06/13/2012 01:18 am ET | Updated Aug 12, 2012

Liar, Liar, Pants on Fire

I recently read that people tell seven lies a day -- they've integrated them into the lexicon of their lives. They may say that they filled their tank of gas for their car when in reality they put $10 worth of gas in the car; they may have stopped at a fast food drive-through and said that they went out to lunch with a colleague, and told other small untruths designed to impress.

While these are fairly innocuous, they are still not true and therefore are lies. Twelve-step programs advocate scrupulous honesty because they believe it is important to someone's character. So, why do people tell these little half-truths, white lies, and why do they do it in front of children who are liable to pick up on the pattern?

There is a lot of pressure to drive a nice car, eat in nice restaurants, have a fat paycheck, so some people try to create that image. But do they have to lie about it? Are people going to reject them for telling the truth? For saying that they grabbed a quick salad at a fast food joint? For trying to pass off a dress as a designer label? By telling the truth, they might be able to connect it with an amusing anecdote that they wouldn't be able to tell otherwise. But the truth must be told!
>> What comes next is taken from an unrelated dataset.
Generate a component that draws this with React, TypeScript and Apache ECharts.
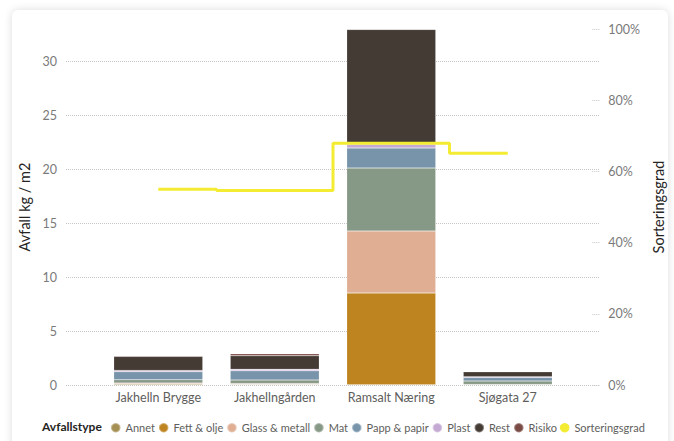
import React, { useEffect, useRef } from "react";
import * as echarts from "echarts";

const categories = ["Jakhelln Brygge", "Jakhellngården", "Ramsalt Næring", "Sjøgata 27"];
const annet = [0.1, 0.06, 0.02, 0.05];
const fettOlje = [0.0, 0.0, 8.5, 0.0];
const glassMetall = [0.08, 0.08, 5.76, 0.0];
const mat = [0.3, 0.32, 5.83, 0.32];
const pappPapir = [0.75, 0.85, 1.85, 0.33];
const plast = [0.12, 0.15, 0.35, 0.07];
const rest = [1.3, 1.25, 10.65, 0.46];
const risiko = [0.06, 0.18, 0.04, 0.02];
const sorteringsgrad = [0.55, 0.546, 0.679, 0.651];
const leftTicks = [0, 5, 10, 15, 20, 25, 30];

const stackSeries = [
  { name: "Annet", data: annet, color: "#A68F52" },
  { name: "Fett & olje", data: fettOlje, color: "#BE8420" },
  { name: "Glass & metall", data: glassMetall, color: "#DFAE93" },
  { name: "Mat", data: mat, color: "#869886" },
  { name: "Papp & papir", data: pappPapir, color: "#7894AA" },
  { name: "Plast", data: plast, color: "#C4AAD2" },
  { name: "Rest", data: rest, color: "#453B35" },
  { name: "Risiko", data: risiko, color: "#7A4A44" },
];

const FONT = "Lato, 'Open Sans', sans-serif";

export default function App() {
  const ref = useRef<HTMLDivElement>(null);
  useEffect(() => {
    if (!ref.current) return;
    const chart = echarts.init(ref.current, null, { renderer: "svg" });
    const option: any = {
      animation: false,
      textStyle: { fontFamily: FONT },
      grid: [
        { left: 66, right: 71, top: 29, bottom: 56 },
        { left: 100, right: 108, top: 29, bottom: 56 },
      ],
      legend: {
        left: 105,
        top: 417,
        width: 569,
        icon: "circle",
        itemWidth: 9.5,
        itemHeight: 9.5,
        itemGap: 3,
        lineStyle: { width: 0 },
        textStyle: { fontSize: 11, color: "#605E5C", fontFamily: FONT },
        data: [
          ...stackSeries.map((s) => ({ name: s.name, icon: "circle" })),
          { name: "Sorteringsgrad", icon: "circle", itemStyle: { color: "#F3EC32" } },
        ],
      },
      graphic: [
        {
          type: "text",
          left: 42,
          top: 420,
          style: {
            text: "Avfallstype",
            font: `bold 12px ${FONT}`,
            fill: "#252423",
          },
        },
      ],
      xAxis: [
        { type: "category", gridIndex: 0, data: categories, show: false },
        {
          type: "category",
          gridIndex: 1,
          data: categories,
          axisLine: { show: false },
          axisTick: { show: false },
          axisLabel: { color: "#605E5C", fontSize: 12.5, margin: 6, interval: 0, fontFamily: FONT },
        },
      ],
      yAxis: [
        {
          type: "value",
          gridIndex: 0,
          position: "left",
          min: leftTicks[0],
          max: 33,
          interval: 5,
          name: "Avfall kg / m2",
          nameLocation: "middle",
          nameGap: 30,
          nameTextStyle: { fontSize: 14.5, color: "#252423", fontFamily: FONT },
          axisLine: { show: false },
          axisTick: { show: false },
          axisLabel: { color: "#7A7A7A", fontSize: 12.5, margin: 9, showMaxLabel: false },
          splitLine: {
            show: true,
            showMaxLine: false,
            lineStyle: { type: "dotted", color: "#C8C6C4", width: 1 },
          },
        },
        {
          type: "value",
          gridIndex: 0,
          position: "right",
          min: 0,
          max: 1,
          interval: 0.2,
          name: "Sorteringsgrad",
          nameLocation: "middle",
          nameRotate: 90,
          nameGap: 48,
          nameTextStyle: { fontSize: 14.5, color: "#252423", fontFamily: FONT },
          axisLine: { show: false },
          axisTick: {
            show: true,
            inside: true,
            length: 8,
            lineStyle: { type: "dotted", color: "#C8C6C4" },
          },
          axisLabel: {
            color: "#7A7A7A",
            fontSize: 12.5,
            margin: 9,
            formatter: (v: number) => `${Math.round(v * 100)}%`,
          },
          splitLine: { show: false },
        },
        { type: "value", gridIndex: 1, min: 0, max: 33, show: false },
        { type: "value", gridIndex: 1, min: 0, max: 1, show: false },
      ],
      series: [
        ...stackSeries.map((s) => ({
          name: s.name,
          type: "bar",
          stack: "total",
          xAxisIndex: 1,
          yAxisIndex: 2,
          data: s.data,
          barWidth: 89,
          itemStyle: { color: s.color, borderColor: "rgba(255,255,255,0.35)", borderWidth: 0.5 },
          color: s.color,
        })),
        {
          name: "Sorteringsgrad",
          type: "line",
          xAxisIndex: 1,
          yAxisIndex: 3,
          step: "middle",
          data: sorteringsgrad,
          symbol: "none",
          color: "#F3EC32",
          lineStyle: { color: "#F3EC32", width: 3 },
          z: 5,
        },
      ],
    };
    chart.setOption(option);
    return () => chart.dispose();
  }, []);

  return (
    <div style={{ position: "fixed", left: 0, top: 0, width: 674, height: 441, background: "#ffffff", overflow: "hidden" }}>
      <div
        style={{
          position: "absolute",
          left: 12,
          top: 10,
          right: 6,
          bottom: -10,
          borderRadius: 6,
          background: "#ffffff",
          boxShadow: "0 0 8px rgba(0,0,0,0.14)",
        }}
      />
      <div ref={ref} style={{ position: "absolute", left: 0, top: 0, width: 674, height: 441 }} />
    </div>
  );
}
Telling the truth comes with a sense of freedom because you have nothing to hide. There is a saying, "Oh what a tangled web we weave when we practice to deceive." A person has to remember what the lie is in order to remember to weave other lies around it until a whole tangled mess of lies are built and may come tumbling down if the truth ever comes out. This could be very embarrassing. You can only imagine some of the scenarios that can come out of this!

And yet, lies remain prevalent. Try going to court and listen to the whoppers told to the judge. "The traffic light was broken." "That wasn't me in the car." "The officer's speed gun was not correct," and so on. Why does the truth have to be so hard? One reason is that we live in an age of victimization where the "woe is me" mentality that began on talk shows has become a national phenomenon.

Own up to who you are and what you have done and people will ultimately respect you for it. If you don't have a college degree and are at the top of your game, then that is pretty darn good. Be proud of it. Don't try to hide it. You may inspire others! Just tell the truth. "The truth shall set you free!" And it will!

The truth used to be right up there with beauty. Truth is beauty and beauty is truth. Maybe this can be a mantra. Maybe we just need a gentle reminder of what a beautiful thing the truth can be.